* Stored data entries
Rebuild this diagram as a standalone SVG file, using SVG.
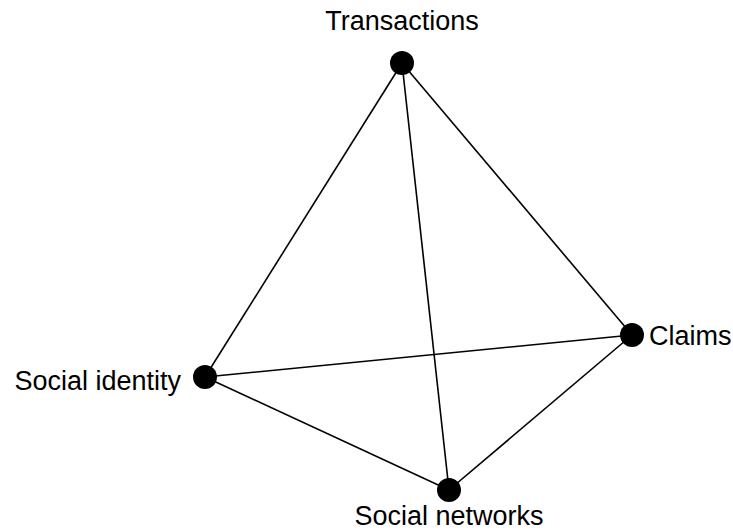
<svg xmlns="http://www.w3.org/2000/svg" width="733" height="531" viewBox="0 0 733 531">
<style>
.edge{stroke:#000;stroke-width:1.6;fill:none}
.dot{fill:#000}
.lbl{font-family:"Liberation Sans",Arial,sans-serif;font-size:27px;fill:#000}
</style>
<rect width="733" height="531" fill="#fff"/>
<g id="connectors">
<line class="edge" x1="402" y1="63" x2="632" y2="335"/>
<line class="edge" x1="402" y1="63" x2="205" y2="377"/>
<line class="edge" x1="402" y1="63" x2="449" y2="490"/>
<line class="edge" x1="205" y1="377" x2="632" y2="335"/>
<line class="edge" x1="205" y1="377" x2="449" y2="490"/>
<line class="edge" x1="632" y1="335" x2="449" y2="490"/>
</g>
<g id="transactions">
<circle class="dot" cx="402" cy="63" r="12"/>
<text class="lbl" x="402" y="30" text-anchor="middle">Transactions</text>
</g>
<g id="claims">
<circle class="dot" cx="632" cy="335" r="12"/>
<text class="lbl" x="649" y="345">Claims</text>
</g>
<g id="social-identity">
<circle class="dot" cx="205" cy="377" r="12"/>
<text class="lbl" x="181" y="390" text-anchor="end">Social identity</text>
</g>
<g id="social-networks">
<circle class="dot" cx="449" cy="490" r="12"/>
<text class="lbl" x="449" y="525" text-anchor="middle">Social networks</text>
</g>
</svg>
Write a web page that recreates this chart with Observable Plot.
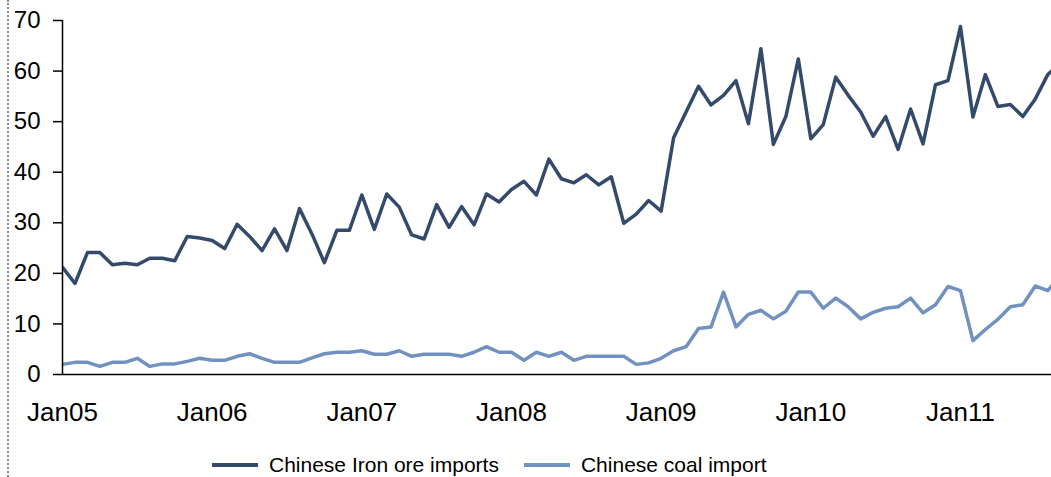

* Work required
Omitting all images, retype each line of the records precisely.

* Answer to the task
Rebuild this diagram as a standalone SVG file, using SVG.
<svg xmlns="http://www.w3.org/2000/svg" width="733" height="531" viewBox="0 0 733 531">
<style>
.edge{stroke:#000;stroke-width:1.6;fill:none}
.dot{fill:#000}
.lbl{font-family:"Liberation Sans",Arial,sans-serif;font-size:27px;fill:#000}
</style>
<rect width="733" height="531" fill="#fff"/>
<g id="connectors">
<line class="edge" x1="402" y1="63" x2="632" y2="335"/>
<line class="edge" x1="402" y1="63" x2="205" y2="377"/>
<line class="edge" x1="402" y1="63" x2="449" y2="490"/>
<line class="edge" x1="205" y1="377" x2="632" y2="335"/>
<line class="edge" x1="205" y1="377" x2="449" y2="490"/>
<line class="edge" x1="632" y1="335" x2="449" y2="490"/>
</g>
<g id="transactions">
<circle class="dot" cx="402" cy="63" r="12"/>
<text class="lbl" x="402" y="30" text-anchor="middle">Transactions</text>
</g>
<g id="claims">
<circle class="dot" cx="632" cy="335" r="12"/>
<text class="lbl" x="649" y="345">Claims</text>
</g>
<g id="social-identity">
<circle class="dot" cx="205" cy="377" r="12"/>
<text class="lbl" x="181" y="390" text-anchor="end">Social identity</text>
</g>
<g id="social-networks">
<circle class="dot" cx="449" cy="490" r="12"/>
<text class="lbl" x="449" y="525" text-anchor="middle">Social networks</text>
</g>
</svg>
Write a web page that recreates this chart with Observable Plot.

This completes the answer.